— Не было такого, — на форуме повторял гневно Бакин, — не было!
А было наравне с чудом звездного неба над головой человека, второе чудо — нравственный закон в человеке.
Да еще к этому Федор Михайлович, призраком проходящий по коридорам Литинститута, все вопрошал с ужасом, что если бога нет, то все дозволено. И писал роман за романом, в которых черные дела творит человек.
Нет добра и нет зла без человека. Это человек творит и добро и зло, и каждый из нас ежедневно делает выбор между добром и злом.
Тут появился возле монумента Герцена и Иммануил Кант. А за ним — ангел Пушкина. Он обычно нахохлившись, как голубь, сидит на голове памятника ему любимому, а тут явился, пока не знаю зачем.
Я и говорю:
— Зачем же, уважаемый Федор Михайлович, заставили Родю Раскольникова, человека болезненно чувствительного, топором черепа женщинам крушить? Это удел бесчувственных животных. А вы — кровищи напустили. Наши режиссеры, как упыри, тут упивались, весь экран телека залили липкой кровью. Кино сняли, наверное, минут десять тесак в черепе крупным планом вонзали, кровь ручьями пускали. Вы, Родиона измучили, зрителей до шока довели. Испытание всем устроили.
— Федор Михайлович, ведь все просто. Те, кто черепа друг друга крошит, потомства не оставляют. Остаются чувствительные, жалостливые. Вроде Раскольникова. Настоящая история человечества началась в тот день, когда человек впервые произнес: дети мои, любите друг друга.
Не убивай. Такая заповедь в небе над живыми городами и селениями витает. Это закон жизни, его в уголовный кодекс даже прописали. Если есть человек, то не все дозволено. А только то, что во благо жизни.

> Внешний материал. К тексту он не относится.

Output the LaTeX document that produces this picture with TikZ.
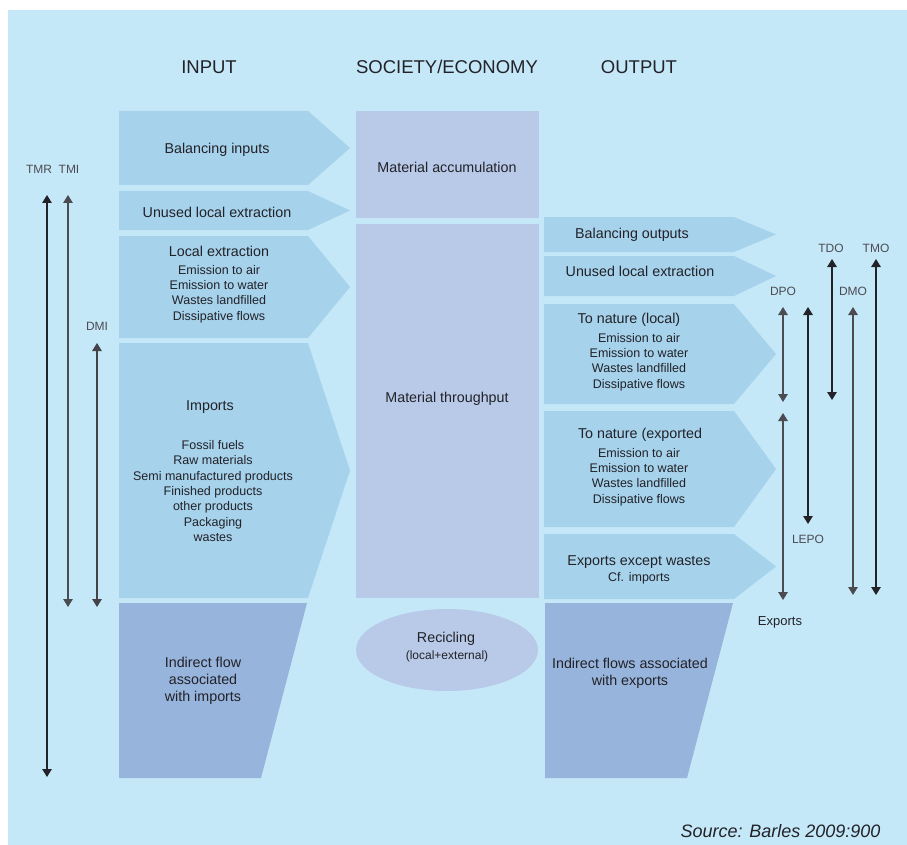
\documentclass[tikz,border=0pt]{standalone}
\usepackage{fontspec}
\setmainfont{Liberation Sans}
\usetikzlibrary{arrows.meta, shapes.geometric, positioning}
\definecolor{panelbg}{RGB}{197,232,248}
\definecolor{flowblue}{RGB}{166,210,235}
\definecolor{socblue}{RGB}{184,202,232}
\definecolor{indblue}{RGB}{151,180,220}
\definecolor{inkgray}{RGB}{34,34,40}
\definecolor{lightink}{RGB}{75,75,82}

\tikzset{
  head/.style={font=\fontsize{18.5}{22}\selectfont, text=inkgray},
  title/.style={font=\fontsize{14.3}{17}\selectfont, text=inkgray, align=center},
  sub/.style={font=\fontsize{12.5}{15.3}\selectfont, text=inkgray, align=center},
  tag/.style={font=\fontsize{12}{14}\selectfont, text=lightink},
  mfa/.style={line width=1.3pt,
    {Triangle[width=9.5pt,length=8pt]}-{Triangle[width=9.5pt,length=8pt]}},
}

\begin{document}
\begin{tikzpicture}[x=1pt, y=-1pt]
  \useasboundingbox (0,0) rectangle (907,845);
  \fill[panelbg] (8,10) rectangle (907,845);

  % column heads
  \node[head] (inhead)  at (209,67) {INPUT};
  \node[head] (sochead) at (447,67) {SOCIETY/ECONOMY};
  \node[head] (outhead) at (639,67) {OUTPUT};

  % input flows
  \foreach \top/\bot in {111/185, 191/230, 236/338, 343/598} {
    \fill[flowblue] (119,\top) -- (308,\top) -- (350,{(\top+\bot)/2})
      -- (308,\bot) -- (119,\bot) -- cycle;
  }
  \fill[indblue] (119,603) -- (307,603) -- (261,778) -- (119,778) -- cycle;

  \node[title] (balin)    at (217,150) {Balancing inputs};
  \node[title] (unusedin) at (217,212) {Unused local extraction};
  \node[title] (locex)    at (219,251) {Local extraction};
  \node[sub]   (locexsub) at (219,294) {Emission to air\\Emission to water\\
    Wastes landfilled\\Dissipative flows};
  \node[title] (imports)  at (210,407) {Imports};
  \node[sub]   (impsub)   at (213,491) {Fossil fuels\\Raw materials\\
    Semi manufactured products\\Finished products\\other products\\
    Packaging\\wastes};
  \node[title] (indin)    at (203,681) {Indirect flow\\associated\\with imports};

  % society / economy
  \fill[socblue] (356,111) rectangle (539,218);
  \fill[socblue] (356,224) rectangle (539,598);
  \node[title] (accum)  at (447,167) {Material accumulation};
  \node[title] (thru)   at (447,399) {Material throughput};
  \node[ellipse, fill=socblue, minimum width=182pt, minimum height=82pt]
    (recyc) at (447,650) {};
  \node[title] (recname) at (446,639) {Recicling};
  \node[sub, font=\fontsize{12}{14}\selectfont] (recsub) at (447,656)
    {(local+external)};

  % output flows
  \foreach \top/\bot in {217/252, 256/296, 304/404, 411/527, 534/599} {
    \fill[flowblue] (544,\top) -- (734,\top) -- (776,{(\top+\bot)/2})
      -- (734,\bot) -- (544,\bot) -- cycle;
  }
  \fill[indblue] (545,603) -- (733,603) -- (687,778) -- (545,778) -- cycle;

  \node[title] (balout)    at (632,235) {Balancing outputs};
  \node[title] (unusedout) at (640,271) {Unused local extraction};
  \node[title] (natloc)    at (629,320) {To nature (local)};
  \node[sub]   (natlocsub) at (639,362) {Emission to air\\Emission to water\\
    Wastes landfilled\\Dissipative flows};
  \node[title] (natexp)    at (640,435) {To nature (exported};
  \node[sub]   (natexpsub) at (639,477) {Emission to air\\Emission to water\\
    Wastes landfilled\\Dissipative flows};
  \node[title] (expw)      at (639,562) {Exports except wastes};
  \node[sub]   (expwsub)   at (639,578) {Cf. imports};
  \node[title] (indout)    at (630,673) {Indirect flows associated\\with exports};

  % indicator labels
  \node[tag] (tmr)  at (39,169)  {TMR};
  \node[tag] (tmi)  at (69,169)  {TMI};
  \node[tag] (dmi)  at (97,326)  {DMI};
  \node[tag] (dpo)  at (783,291) {DPO};
  \node[tag] (tdo)  at (831,248) {TDO};
  \node[tag] (dmo)  at (853,291) {DMO};
  \node[tag] (tmo)  at (876,248) {TMO};
  \node[tag] (lepo) at (808,539) {LEPO};
  \node[title, font=\fontsize{13}{15}\selectfont] (exps) at (780,622) {Exports};

  % indicator ranges
  \foreach \n/\x/\ya/\yb/\c in {tmr/47/195/777/inkgray, tmi/68/195/607/lightink,
      dmi/97/343/607/inkgray!85, dpo/783/307/402/lightink,
      exps/783/413/600/lightink, lepo/808/307/524/inkgray,
      tdo/832/259/400/inkgray, dmo/853/307/595/lightink,
      tmo/876/259/595/inkgray} {
    \coordinate (\n-a) at (\x,\ya);
    \coordinate (\n-b) at (\x,\yb);
    \draw[mfa, \c] (\n-a) -- (\n-b);
  }

  \node[anchor=east, text=inkgray, font=\fontsize{18}{21}\selectfont\itshape]
    (src) at (884,831) {Source: Barles 2009:900};
\end{tikzpicture}
\end{document}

— А вы, старичок Иммануил, правильно сказали: «нравственный закон в человеке». В человеке — и только. Нет его больше нигде. И не надо бубнить про «идеальный разум», лучше возьмите реальный разум, он всем подскажет, что, если в Швейцарии князю Мышкину и в психушке рай земной, то в России с новым русским бизнесменом — ему смерть. Значит, нравственность относительна и дается человеку в процессе познания свойств людей и их поступков.
А еще познанию и нравственности пригодится замечательный научный метод «черного ящика». Это когда объект не режется для изучения нутра, а по внешним признаком определяется механизм действия.

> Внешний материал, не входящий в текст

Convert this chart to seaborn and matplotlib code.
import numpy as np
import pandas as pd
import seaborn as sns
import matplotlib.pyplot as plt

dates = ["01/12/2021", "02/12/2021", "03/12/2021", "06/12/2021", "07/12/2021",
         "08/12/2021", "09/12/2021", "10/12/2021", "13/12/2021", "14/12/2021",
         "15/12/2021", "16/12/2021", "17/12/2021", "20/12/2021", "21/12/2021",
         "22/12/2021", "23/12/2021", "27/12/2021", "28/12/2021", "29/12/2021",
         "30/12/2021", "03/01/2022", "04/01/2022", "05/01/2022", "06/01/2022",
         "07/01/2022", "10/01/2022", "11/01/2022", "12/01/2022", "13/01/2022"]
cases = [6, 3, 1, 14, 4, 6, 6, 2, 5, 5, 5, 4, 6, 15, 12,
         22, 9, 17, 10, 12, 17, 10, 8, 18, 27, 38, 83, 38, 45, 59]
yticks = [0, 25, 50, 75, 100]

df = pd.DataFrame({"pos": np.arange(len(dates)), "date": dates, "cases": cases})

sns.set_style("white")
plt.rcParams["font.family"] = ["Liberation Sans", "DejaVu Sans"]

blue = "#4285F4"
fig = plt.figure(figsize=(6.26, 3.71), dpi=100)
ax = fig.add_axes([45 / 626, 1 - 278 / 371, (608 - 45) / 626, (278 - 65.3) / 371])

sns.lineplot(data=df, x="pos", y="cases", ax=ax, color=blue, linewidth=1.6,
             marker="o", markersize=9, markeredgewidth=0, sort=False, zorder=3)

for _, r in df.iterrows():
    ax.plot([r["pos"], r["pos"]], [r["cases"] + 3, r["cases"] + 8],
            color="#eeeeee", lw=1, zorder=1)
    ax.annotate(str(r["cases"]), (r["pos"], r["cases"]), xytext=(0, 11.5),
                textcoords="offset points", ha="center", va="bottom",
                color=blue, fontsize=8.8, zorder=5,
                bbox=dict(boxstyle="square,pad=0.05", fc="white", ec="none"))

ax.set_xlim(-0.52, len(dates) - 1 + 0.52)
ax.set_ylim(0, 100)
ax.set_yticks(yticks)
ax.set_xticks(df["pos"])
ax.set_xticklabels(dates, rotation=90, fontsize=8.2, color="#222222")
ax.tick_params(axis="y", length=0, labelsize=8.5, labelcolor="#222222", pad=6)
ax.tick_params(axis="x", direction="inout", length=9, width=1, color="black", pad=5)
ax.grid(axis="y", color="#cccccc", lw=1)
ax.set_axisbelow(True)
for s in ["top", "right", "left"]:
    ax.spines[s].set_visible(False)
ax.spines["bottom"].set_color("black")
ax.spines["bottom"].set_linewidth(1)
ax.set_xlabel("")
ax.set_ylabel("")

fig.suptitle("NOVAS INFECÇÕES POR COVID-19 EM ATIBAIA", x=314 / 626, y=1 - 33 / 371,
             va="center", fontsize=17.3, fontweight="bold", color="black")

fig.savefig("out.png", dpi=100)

Вот, и с церковниками, дорогой Иммануил-Бакин, расквитаемся. Боги есть у всех народов, значит, за этим стоит какое-то реальное явление жизни. А теперь посчитаем главные признаки бога: всемогущий, дает и отнимает жизнь, определяет судьбу, дает бессмертие. Есть ли такое чудо в живой природе?

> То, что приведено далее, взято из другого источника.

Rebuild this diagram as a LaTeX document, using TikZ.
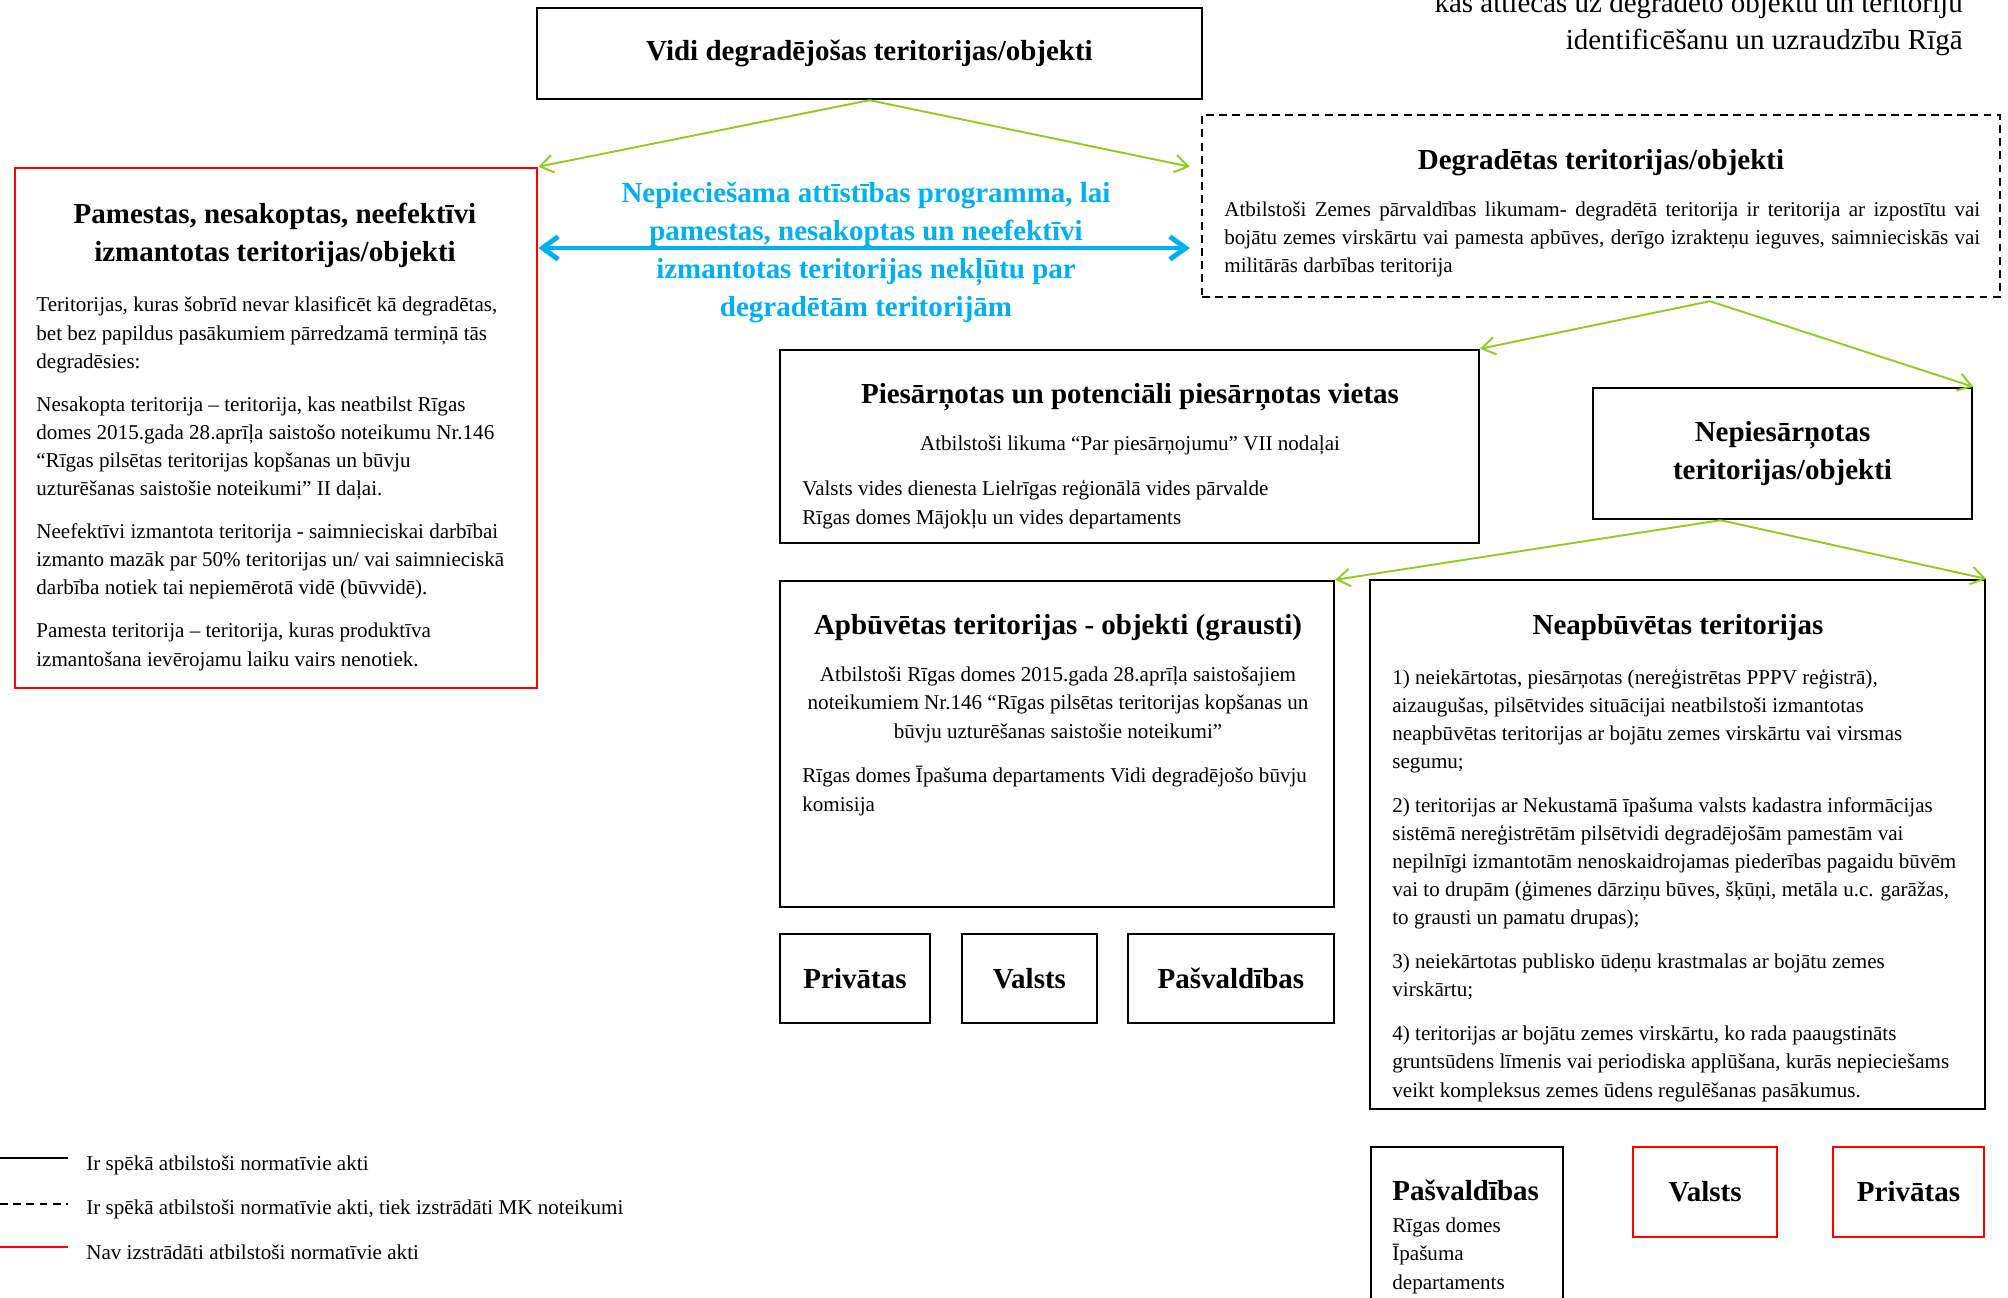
\documentclass[tikz,border=0pt]{standalone}
\usepackage{fontspec}
\setmainfont{Liberation Serif}
\usetikzlibrary{positioning,arrows.meta,calc}
\definecolor{arrgreen}{RGB}{146,204,30}
\definecolor{progblue}{RGB}{0,176,240}
\tikzset{
  box/.style={draw=black, line width=1.4pt, inner sep=0pt},
  redbox/.style={draw=red, line width=1.5pt, inner sep=0pt},
  dashbox/.style={draw=black, line width=1.4pt, dash pattern=on 4.5pt off 3pt, inner sep=0pt},
  head/.style={font=\fontsize{16.5}{21.6}\selectfont\bfseries, align=center, inner sep=0pt},
  body/.style={font=\fontsize{12}{16}\selectfont, align=left, inner sep=0pt, anchor=base west},
  branch/.style={draw=arrgreen, line width=1.1pt, -{Straight Barb[length=7.5pt,width=10pt]}},
  link/.style={draw=progblue, line width=2.8pt, line cap=round,
    arrows={Straight Barb[length=9pt,width=13pt]-Straight Barb[length=9pt,width=13pt]}}
}
\begin{document}
\begin{tikzpicture}[x=0.02cm, y=-0.02cm]
    \useasboundingbox (0,0) rectangle (2008,1298);
    \clip (0,0) rectangle (2008,1298);

    \node[anchor=base east, align=right, font=\fontsize{16.5}{21.6}\selectfont, inner sep=0pt] (ttl) at (1963,50)
      {kas attiecas uz degradēto objektu un teritoriju\\identificēšanu un uzraudzību Rīgā};

    \node[box, head, minimum width=13.3cm, minimum height=1.82cm] (vidi) at (869.5,53.5) {Vidi degradējošas teritorijas/objekti};

    \node[redbox, minimum width=10.44cm, minimum height=10.4cm] (pam) at (276,428) {};
    \node[head, anchor=base] (pamt) at (275,261) {Pamestas, nesakoptas, neefektīvi\\izmantotas teritorijas/objekti};
    \node[body] (pamb) at (36,666) {Teritorijas, kuras šobrīd nevar klasificēt kā degradētas,\\bet bez papildus pasākumiem pārredzamā termiņā tās\\degradēsies:\\[8.5pt]%
      Nesakopta teritorija – teritorija, kas neatbilst Rīgas\\domes 2015.gada 28.aprīļa saistošo noteikumu Nr.146\\“Rīgas pilsētas teritorijas kopšanas un būvju\\uzturēšanas saistošie noteikumi” II daļai.\\[8.5pt]%
      Neefektīvi izmantota teritorija - saimnieciskai darbībai\\izmanto mazāk par 50\% teritorijas un/ vai saimnieciskā\\darbība notiek tai nepiemērotā vidē (būvvidē).\\[8.5pt]%
      Pamesta teritorija – teritorija, kuras produktīva\\izmantošana ievērojamu laiku vairs nenotiek.};

    \node[dashbox, minimum width=15.96cm, minimum height=3.64cm] (degr) at (1601,206) {};
    \node[head, anchor=base] (degrt) at (1601,169) {Degradētas teritorijas/objekti};
    \node[body, text width=15.12cm, align=justify] (degrb) at (1224,216) {Atbilstoši Zemes pārvaldības likumam- degradētā teritorija ir teritorija ar izpostītu vai\linebreak
      bojātu zemes virskārtu vai pamesta apbūves, derīgo izrakteņu ieguves, saimnieciskās vai\linebreak
      militārās darbības teritorija};

    \node[head, anchor=base, text=progblue] (prog) at (866,316) {Nepieciešama attīstības programma, lai\\pamestas, nesakoptas un neefektīvi\\izmantotas teritorijas nekļūtu par\\degradētām teritorijām};
    \coordinate (mid) at (866,248);

    \node[box, minimum width=13.98cm, minimum height=3.86cm] (pies) at (1129.5,446.5) {};
    \node[head, anchor=base] (piest) at (1130,403) {Piesārņotas un potenciāli piesārņotas vietas};
    \node[body, anchor=base, align=center] (piesl) at (1130,450) {Atbilstoši likuma “Par piesārņojumu” VII nodaļai};
    \node[body] (piesb) at (802,524) {Valsts vides dienesta Lielrīgas reģionālā vides pārvalde\\Rīgas domes Mājokļu un vides departaments};

    \node[box, head, minimum width=7.58cm, minimum height=2.62cm] (nepies) at (1782.5,453.5) {Nepiesārņotas\\teritorijas/objekti};

    \node[box, minimum width=11.08cm, minimum height=6.52cm] (apb) at (1057,744) {};
    \node[head, anchor=base] (apbt) at (1058,634) {Apbūvētas teritorijas - objekti (grausti)};
    \node[body, anchor=base, align=center] (apbl) at (1058,738) {Atbilstoši Rīgas domes 2015.gada 28.aprīļa saistošajiem\\noteikumiem Nr.146 “Rīgas pilsētas teritorijas kopšanas un\\būvju uzturēšanas saistošie noteikumi”};
    \node[body] (apbb) at (802,811) {Rīgas domes Īpašuma departaments Vidi degradējošo būvju\\komisija};

    \node[box, head, minimum width=3cm, minimum height=1.78cm] (priv) at (855,978.5) {Privātas};
    \node[box, head, minimum width=2.7cm, minimum height=1.78cm, right=0.59cm of priv] (valsts) {Valsts};
    \node[box, head, minimum width=4.12cm, minimum height=1.78cm, right=0.57cm of valsts] (pasv) {Pašvaldības};

    \node[box, minimum width=12.3cm, minimum height=10.58cm] (neapb) at (1677.5,844.5) {};
    \node[head, anchor=base] (neapbt) at (1678,634) {Neapbūvētas teritorijas};
    \node[body] (neapbb) at (1392,1097) {1) neiekārtotas, piesārņotas (nereģistrētas PPPV reģistrā),\\aizaugušas, pilsētvides situācijai neatbilstoši izmantotas\\neapbūvētas teritorijas ar bojātu zemes virskārtu vai virsmas\\segumu;\\[9pt]%
      2) teritorijas ar Nekustamā īpašuma valsts kadastra informācijas\\sistēmā nereģistrētām pilsētvidi degradējošām pamestām vai\\nepilnīgi izmantotām nenoskaidrojamas piederības pagaidu būvēm\\vai to drupām (ģimenes dārziņu būves, šķūņi, metāla u.c. garāžas,\\to grausti un pamatu drupas);\\[9pt]%
      3) neiekārtotas publisko ūdeņu krastmalas ar bojātu zemes\\virskārtu;\\[9pt]%
      4) teritorijas ar bojātu zemes virskārtu, ko rada paaugstināts\\gruntsūdens līmenis vai periodiska applūšana, kurās nepieciešams\\veikt kompleksus zemes ūdens regulēšanas pasākumus.};

    \node[box, minimum width=3.84cm, minimum height=3.4cm, anchor=north west] (pasv2) at (1370,1146) {};
    \node[head, anchor=base west] (pasv2t) at (1392,1200) {Pašvaldības};
    \node[body] (pasv2b) at (1392,1289) {Rīgas domes\\Īpašuma\\departaments};
    \node[redbox, head, minimum width=2.88cm, minimum height=1.8cm] (valsts2) at (1705,1192) {Valsts};
    \node[redbox, head, minimum width=3.02cm, minimum height=1.8cm] (priv2) at (1908.5,1192) {Privātas};

    \coordinate (dsplit) at ($(degr.south)+(109,3)$);
    \coordinate (nsplit) at ($(nepies.south)+(-62,0)$);

    \draw[branch] (vidi.south) -- (pam.north east);
    \draw[branch] (vidi.south) -- ($(degr.west |- pam.north)+(-11,0)$);
    \draw[branch] (dsplit) -- (pies.north east);
    \draw[branch] (dsplit) -- (nepies.north east);
    \draw[branch] (nsplit) -- (apb.north east);
    \draw[branch] (nsplit) -- (neapb.north east);
    \draw[link, shorten >=0.22cm] (pam.east |- mid) -- (degr.west |- mid);

    % legend
    \node[body] (leg1) at (86,1170) {Ir spēkā atbilstoši normatīvie akti};
    \node[body] (leg2) at (86,1214) {Ir spēkā atbilstoši normatīvie akti, tiek izstrādāti MK noteikumi};
    \node[body] (leg3) at (86,1259) {Nav izstrādāti atbilstoši normatīvie akti};
    \draw[line width=1.4pt] (0,1158) -- (68,1158);
    \draw[line width=1.4pt, dash pattern=on 4.5pt off 3pt] (0,1204) -- (68,1204);
    \draw[red, line width=1.5pt] (0,1247) -- (68,1247);
\end{tikzpicture}
\end{document}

В изобилии. Это геном. Без него ни одно живое существо не появится и не умрет в предписанные сроки, геном дает бессмертие в лице потомков. Геном создает гормональную и нервную системы, от которых и чувство радости, и хандра страшная и все наши планы и задачи по устройству жизни. Геном ежесекундно вершит чудеса по рождению миллиардов живых существ, а человек суеверно приписывает это всемогущество каким-то призрачным богам, которых, как сказано в Евангелии, никто не видел и с ним никто не разговаривал.
Тут тени ангелов Федора Михайловича и Иммануила бледнеют, а я вижу, что вещаю это все в зале ученого совета. А в президиуме восседает доктор философии Иван Иванович Дубровский. Меня он в упор не видит и не слышит, долдонит латино-немецкую философскую жвачку. И тут мелькает светлый лик ангела Пушкина. Лицо Дубровского зло кривится, он сбивается и начинает, клокоча злобой, извергать гениальный текст Пушкина. Тут я понял, зачем явился к нам Пушкин.
— … А ныне — сам скажу — я ныне
Завистник. Я завидую. — О небо!
Где ж правота, когда священный дар,
Когда бессмертный гений — не в награду
Любви горящей, самоотверженья,
Трудов, усердия, молений послан —
А озаряет голову безумца,
Гуляки праздного?..
Гнилая с плесенью рука Дубровского начинает удлиняться и тянется через ряды кресел ко мне, в полуразложившихся пальцах — бокал с шампанским:
— Пей же, Викорук, пей.
Я беру бокал, делаю вид, что пью и незаметно выплескиваю шампанское на пол. Ламинат плавится, пузырится шипящими волдырями.
Тут я оживаю и уже кричу в лицо злодею.
— А слова тоже входят в геном. Злобные слова, лживые — ядовиты и смертельны, как бациллы чумы, а добрые слова животворны, как ласковая улыбка матери, кормящей грудью младенца.
А мало похожий на ангела Александр Рекемчук говорит:
— Книгу, Викорук, надо писать об этом. Это открытие!